The people who have spent time in learning to deal with addicts and addictions have had to figure out a lot about how healthy boundaries work. They have had to learn how to let go of what is other people’s business to deal with and how to focus on what is our business to deal with. You are dealing with an addict, but honestly, you don’t have to be dealing with anyone who has an addiction to profit from the ideas.

If you draw healthy boundaries, a rise in tension at first is predictable. When those close to you realize that you no longer move when they try to pull your strings, they usually respond by pulling a little harder. It is important to hold fast, so you don’t become (in their eyes) the slot machine that will pay off eventually, if enough quarters are shoved into it.

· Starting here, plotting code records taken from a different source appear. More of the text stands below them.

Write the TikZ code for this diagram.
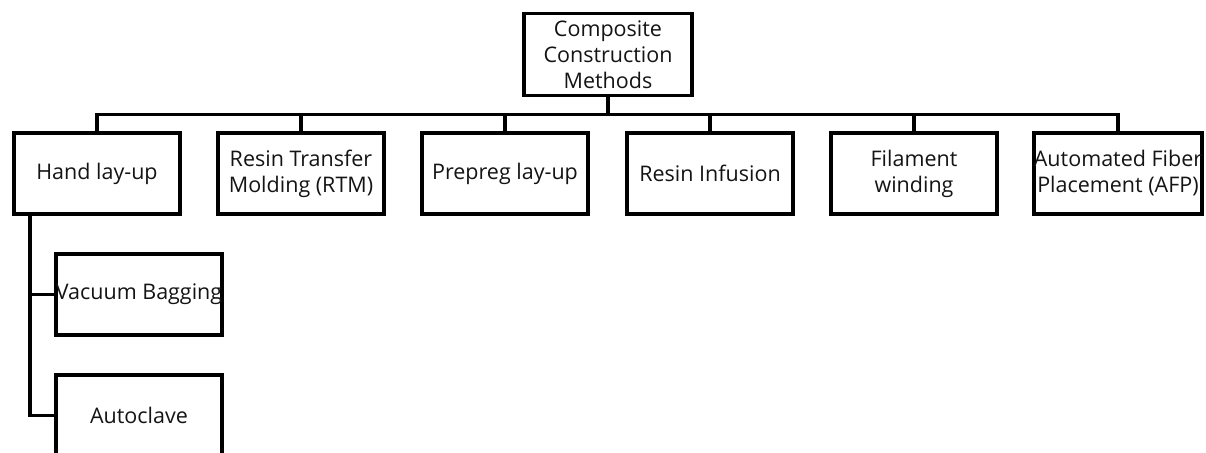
\documentclass[tikz,border=0pt]{standalone}
\usepackage{fontspec}
\setmainfont{Open Sans}
\usetikzlibrary{calc}
\begin{document}
\begin{tikzpicture}[x=1pt,y=-1pt,
  box/.style={draw=black,line width=3.9pt,minimum width=166pt,minimum height=81pt,inner sep=0pt,align=center,text=black!92,font=\fontsize{21.5}{26}\selectfont},
  conn/.style={draw=black,line width=3.6pt}]
\useasboundingbox (0,0) rectangle (1206,452);
\node[box,minimum width=168pt,minimum height=82pt] (top) at (608,54.5) {Composite\\Construction\\Methods};
\node[box] (hand) at (97,173.5) {Hand lay-up};
\node[box] (rtm) at (301,173.5) {Resin Transfer\\Molding (RTM)};
\node[box] (pre) at (505,173.5) {Prepreg lay-up};
\node[box] (inf) at (710,173.5) {Resin Infusion};
\node[box] (fil) at (914,173.5) {Filament\\winding};
\node[box] (afp) at (1118,173.5) {Automated Fiber\\Placement (AFP)};
\node[box] (vac) at (139,294.5) {Vacuum Bagging};
\node[box] (auto) at (139,415.5) {Autoclave};
\foreach \c in {hand,rtm,pre,inf,fil,afp}{
  \draw[conn] (top.south) -- ++(0,17) -| (\c.north);
}
\coordinate (hl) at ($(hand.south west)+(18,0)$);
\draw[conn] (hl) |- (vac.west);
\draw[conn] (hl) |- (auto.west);
\end{tikzpicture}
\end{document}
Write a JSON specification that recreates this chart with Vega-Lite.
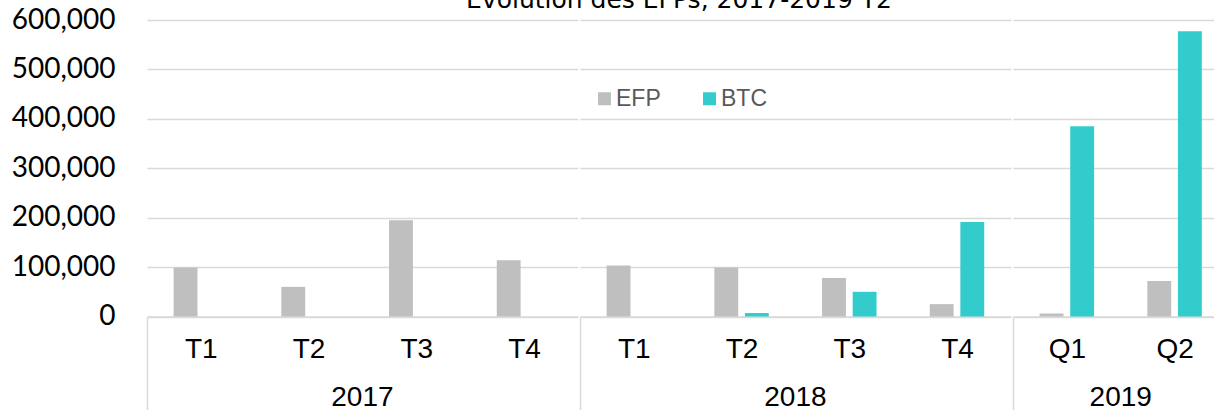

In the end, though, if you don’t give payoff in either drama or giving in, this usually dies back a bit. Even if it doesn’t, there is serenity and confidence to be had in knowing what your boundaries are, knowing what is and is not your responsibility towards those you love and knowing why those boundaries are totally appropriate and in the best interest of not just you but also those around you. Whatever way you learn to do it, doing the ongoing work of knowing where your boundaries ought to be–and where the boundaries of others ought to be that you also need to respect!–is very much worth doing. You’ll also learn to accept that people are what they are, they’ll change when and if they make the decision to do it, and your job is just to decide how and how much you want to include them in the circle of people you trust. In the end, “put not your trust in princes, in man, in whom there is no salvation.” (Ps 146:2)

Melody Beattie does not operate by any formal theology, but she’s definitely a deist. Her methods can still be accomodated by a Catholic world view.